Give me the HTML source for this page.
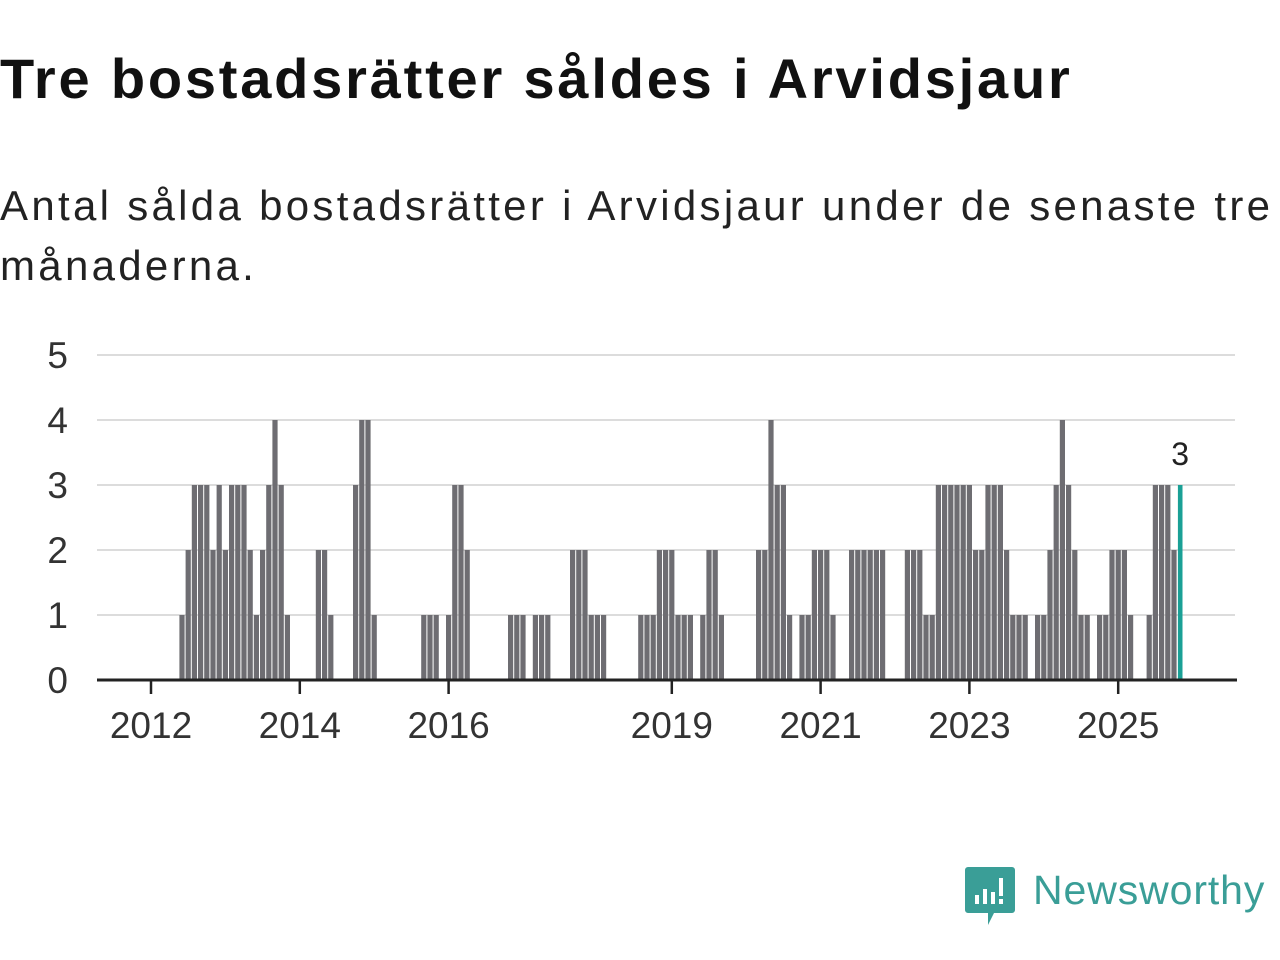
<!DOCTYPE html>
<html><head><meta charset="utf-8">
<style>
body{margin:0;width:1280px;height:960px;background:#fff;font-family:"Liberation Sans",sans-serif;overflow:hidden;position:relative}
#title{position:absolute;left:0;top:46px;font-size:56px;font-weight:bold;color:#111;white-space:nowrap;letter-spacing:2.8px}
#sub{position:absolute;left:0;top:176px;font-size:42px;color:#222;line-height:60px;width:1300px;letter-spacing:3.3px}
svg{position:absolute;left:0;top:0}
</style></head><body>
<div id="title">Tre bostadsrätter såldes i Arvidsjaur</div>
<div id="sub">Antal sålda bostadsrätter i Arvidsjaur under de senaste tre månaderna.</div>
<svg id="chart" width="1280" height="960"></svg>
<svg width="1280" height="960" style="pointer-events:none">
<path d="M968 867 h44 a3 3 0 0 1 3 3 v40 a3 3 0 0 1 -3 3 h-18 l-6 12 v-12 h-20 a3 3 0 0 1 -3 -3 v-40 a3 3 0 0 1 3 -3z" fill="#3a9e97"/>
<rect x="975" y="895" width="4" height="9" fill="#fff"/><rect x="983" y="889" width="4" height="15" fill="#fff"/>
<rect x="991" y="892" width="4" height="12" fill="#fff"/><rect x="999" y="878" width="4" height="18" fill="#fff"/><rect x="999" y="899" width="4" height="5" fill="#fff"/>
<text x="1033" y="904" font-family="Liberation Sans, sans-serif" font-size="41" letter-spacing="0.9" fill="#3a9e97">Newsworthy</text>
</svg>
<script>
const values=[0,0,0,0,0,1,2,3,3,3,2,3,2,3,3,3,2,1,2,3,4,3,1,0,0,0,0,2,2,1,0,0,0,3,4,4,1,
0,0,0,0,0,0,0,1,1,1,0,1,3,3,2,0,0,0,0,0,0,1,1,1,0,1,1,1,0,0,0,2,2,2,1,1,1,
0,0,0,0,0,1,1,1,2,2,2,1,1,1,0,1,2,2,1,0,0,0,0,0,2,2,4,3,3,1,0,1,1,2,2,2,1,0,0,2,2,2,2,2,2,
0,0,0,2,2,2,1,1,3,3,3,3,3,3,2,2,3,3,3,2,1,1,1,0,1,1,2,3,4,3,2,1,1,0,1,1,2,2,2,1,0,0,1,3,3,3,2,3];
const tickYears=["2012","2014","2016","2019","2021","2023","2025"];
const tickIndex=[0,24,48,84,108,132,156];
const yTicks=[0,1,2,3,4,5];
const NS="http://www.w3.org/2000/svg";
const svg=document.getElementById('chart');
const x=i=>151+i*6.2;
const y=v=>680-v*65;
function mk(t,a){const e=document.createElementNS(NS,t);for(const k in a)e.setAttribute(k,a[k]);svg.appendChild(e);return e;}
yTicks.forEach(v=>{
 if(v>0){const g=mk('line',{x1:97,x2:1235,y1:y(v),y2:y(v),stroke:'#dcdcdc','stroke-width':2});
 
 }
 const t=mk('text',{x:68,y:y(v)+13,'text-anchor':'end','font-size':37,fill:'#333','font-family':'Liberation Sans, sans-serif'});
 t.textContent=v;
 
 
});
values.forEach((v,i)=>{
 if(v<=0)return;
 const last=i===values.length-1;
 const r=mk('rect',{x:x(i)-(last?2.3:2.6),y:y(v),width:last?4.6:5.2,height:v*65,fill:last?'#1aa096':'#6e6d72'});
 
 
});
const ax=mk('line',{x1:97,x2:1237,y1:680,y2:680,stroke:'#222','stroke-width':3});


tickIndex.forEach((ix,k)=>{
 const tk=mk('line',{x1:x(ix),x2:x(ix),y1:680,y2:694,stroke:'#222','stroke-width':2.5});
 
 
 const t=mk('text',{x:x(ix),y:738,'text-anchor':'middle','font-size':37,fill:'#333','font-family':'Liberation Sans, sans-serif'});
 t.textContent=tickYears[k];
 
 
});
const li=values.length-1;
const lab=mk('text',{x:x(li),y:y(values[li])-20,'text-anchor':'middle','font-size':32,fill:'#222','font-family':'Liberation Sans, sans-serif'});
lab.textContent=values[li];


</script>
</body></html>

Problem
Leave out all pictures, then copy the remaining material exactly.

Solution to the exercise
Give me the HTML source for this page.
<!DOCTYPE html>
<html><head><meta charset="utf-8">
<style>
body{margin:0;width:1280px;height:960px;background:#fff;font-family:"Liberation Sans",sans-serif;overflow:hidden;position:relative}
#title{position:absolute;left:0;top:46px;font-size:56px;font-weight:bold;color:#111;white-space:nowrap;letter-spacing:2.8px}
#sub{position:absolute;left:0;top:176px;font-size:42px;color:#222;line-height:60px;width:1300px;letter-spacing:3.3px}
svg{position:absolute;left:0;top:0}
</style></head><body>
<div id="title">Tre bostadsrätter såldes i Arvidsjaur</div>
<div id="sub">Antal sålda bostadsrätter i Arvidsjaur under de senaste tre månaderna.</div>
<svg id="chart" width="1280" height="960"></svg>
<svg width="1280" height="960" style="pointer-events:none">
<path d="M968 867 h44 a3 3 0 0 1 3 3 v40 a3 3 0 0 1 -3 3 h-18 l-6 12 v-12 h-20 a3 3 0 0 1 -3 -3 v-40 a3 3 0 0 1 3 -3z" fill="#3a9e97"/>
<rect x="975" y="895" width="4" height="9" fill="#fff"/><rect x="983" y="889" width="4" height="15" fill="#fff"/>
<rect x="991" y="892" width="4" height="12" fill="#fff"/><rect x="999" y="878" width="4" height="18" fill="#fff"/><rect x="999" y="899" width="4" height="5" fill="#fff"/>
<text x="1033" y="904" font-family="Liberation Sans, sans-serif" font-size="41" letter-spacing="0.9" fill="#3a9e97">Newsworthy</text>
</svg>
<script>
const values=[0,0,0,0,0,1,2,3,3,3,2,3,2,3,3,3,2,1,2,3,4,3,1,0,0,0,0,2,2,1,0,0,0,3,4,4,1,
0,0,0,0,0,0,0,1,1,1,0,1,3,3,2,0,0,0,0,0,0,1,1,1,0,1,1,1,0,0,0,2,2,2,1,1,1,
0,0,0,0,0,1,1,1,2,2,2,1,1,1,0,1,2,2,1,0,0,0,0,0,2,2,4,3,3,1,0,1,1,2,2,2,1,0,0,2,2,2,2,2,2,
0,0,0,2,2,2,1,1,3,3,3,3,3,3,2,2,3,3,3,2,1,1,1,0,1,1,2,3,4,3,2,1,1,0,1,1,2,2,2,1,0,0,1,3,3,3,2,3];
const tickYears=["2012","2014","2016","2019","2021","2023","2025"];
const tickIndex=[0,24,48,84,108,132,156];
const yTicks=[0,1,2,3,4,5];
const NS="http://www.w3.org/2000/svg";
const svg=document.getElementById('chart');
const x=i=>151+i*6.2;
const y=v=>680-v*65;
function mk(t,a){const e=document.createElementNS(NS,t);for(const k in a)e.setAttribute(k,a[k]);svg.appendChild(e);return e;}
yTicks.forEach(v=>{
 if(v>0){const g=mk('line',{x1:97,x2:1235,y1:y(v),y2:y(v),stroke:'#dcdcdc','stroke-width':2});
 
 }
 const t=mk('text',{x:68,y:y(v)+13,'text-anchor':'end','font-size':37,fill:'#333','font-family':'Liberation Sans, sans-serif'});
 t.textContent=v;
 
 
});
values.forEach((v,i)=>{
 if(v<=0)return;
 const last=i===values.length-1;
 const r=mk('rect',{x:x(i)-(last?2.3:2.6),y:y(v),width:last?4.6:5.2,height:v*65,fill:last?'#1aa096':'#6e6d72'});
 
 
});
const ax=mk('line',{x1:97,x2:1237,y1:680,y2:680,stroke:'#222','stroke-width':3});


tickIndex.forEach((ix,k)=>{
 const tk=mk('line',{x1:x(ix),x2:x(ix),y1:680,y2:694,stroke:'#222','stroke-width':2.5});
 
 
 const t=mk('text',{x:x(ix),y:738,'text-anchor':'middle','font-size':37,fill:'#333','font-family':'Liberation Sans, sans-serif'});
 t.textContent=tickYears[k];
 
 
});
const li=values.length-1;
const lab=mk('text',{x:x(li),y:y(values[li])-20,'text-anchor':'middle','font-size':32,fill:'#222','font-family':'Liberation Sans, sans-serif'});
lab.textContent=values[li];


</script>
</body></html>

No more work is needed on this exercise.